2

I am working on a web scraper (using Python), so I have a chunk of HTML from which I am trying to extract text. One of the snippets looks something like this:

<p class="something">This class has some <strong>text</strong> and a few <a href="http://www.example.com">links</a> in it.</p>

I want to extract the text from this class. Now, I could use something along the lines of

//p[@class='something')]//text()

but this leads to each chunk of text ending up as a separate result element, like this:

(This class has some ,text, and a few ,links, in it.)

The desired output would contain all the text in one element, like this:

This class has some text and a few links in it.

Is there an easy or elegant way to achieve this?

Edit: Here's the code that produces the result given above.

from lxml import html

html_snippet = '<p class="something">This class has some <strong>text</strong> and a few <a href="http://www.example.com">links</a> in it.</p>'

xpath_query = "//p[@class='something']//text()"

tree = html.fromstring(html_snippet)
query_results = tree.xpath(xpath_query)
for item in query_results:
    print "'{0}'".format(item)
kjhughes
  • 106,133
  • 27
  • 181
  • 240
Yuka
  • 473
  • 2
  • 10

3 Answers3

3

You can use normalize-space() in the XPath.

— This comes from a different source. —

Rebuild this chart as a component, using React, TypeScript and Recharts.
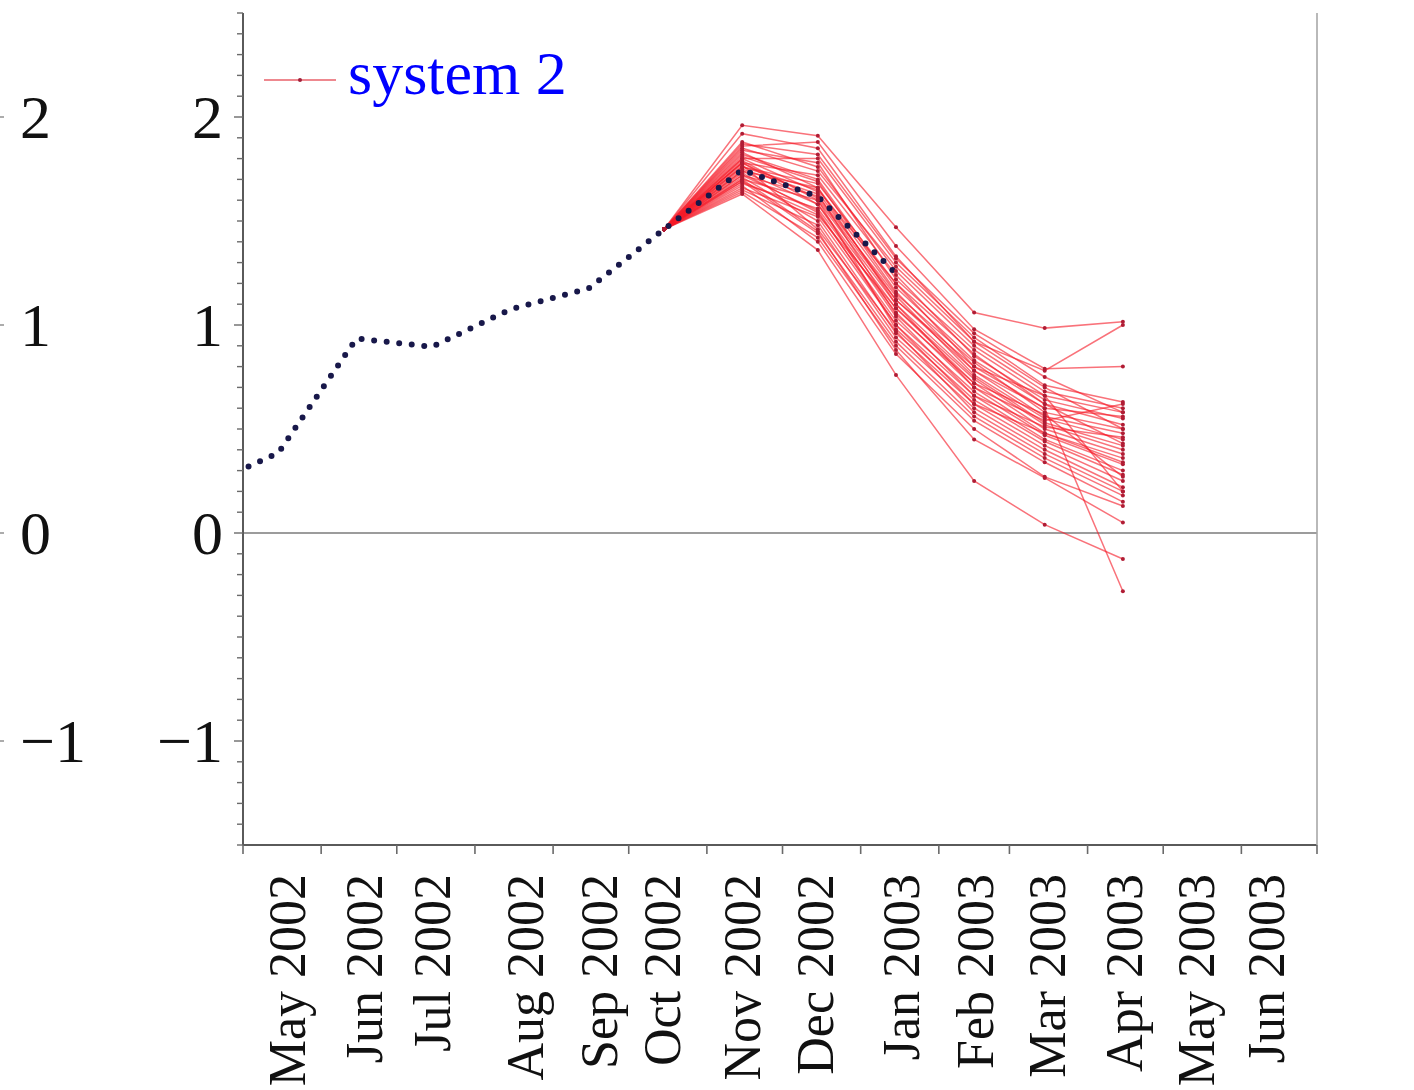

Then

from lxml import html

html_snippet = '<p class="something">This class has some <strong>text</strong> and a few <a href="http://www.example.com">links</a> in it.</p>'
xpath_query = "normalize-space(//p[@class='something'])"

tree = html.fromstring(html_snippet)
print tree.xpath(xpath_query)

will yield

This class has some text and a few links in it.
kjhughes
  • 106,133
  • 27
  • 181
  • 240
1

You could call .text_content() on the lxml Element, instead of fetching the text with XPath.

from lxml import html

html_snippet = '<p class="something">This class has some <strong>text</strong> and a few <a href="http://www.example.com">links</a> in it.</p>'

xpath_query = "//p[@class='something']"

tree = html.fromstring(html_snippet)
query_results = tree.xpath(xpath_query)
for item in query_results:
    print "'{0}'".format(item.text_content())
Robᵩ
  • 163,533
  • 20
  • 239
  • 308
0

An alternate one-liner on your original code: use a join with an empty string separator:

print("".join(query_results))
bjimba
  • 928
  • 8
  • 13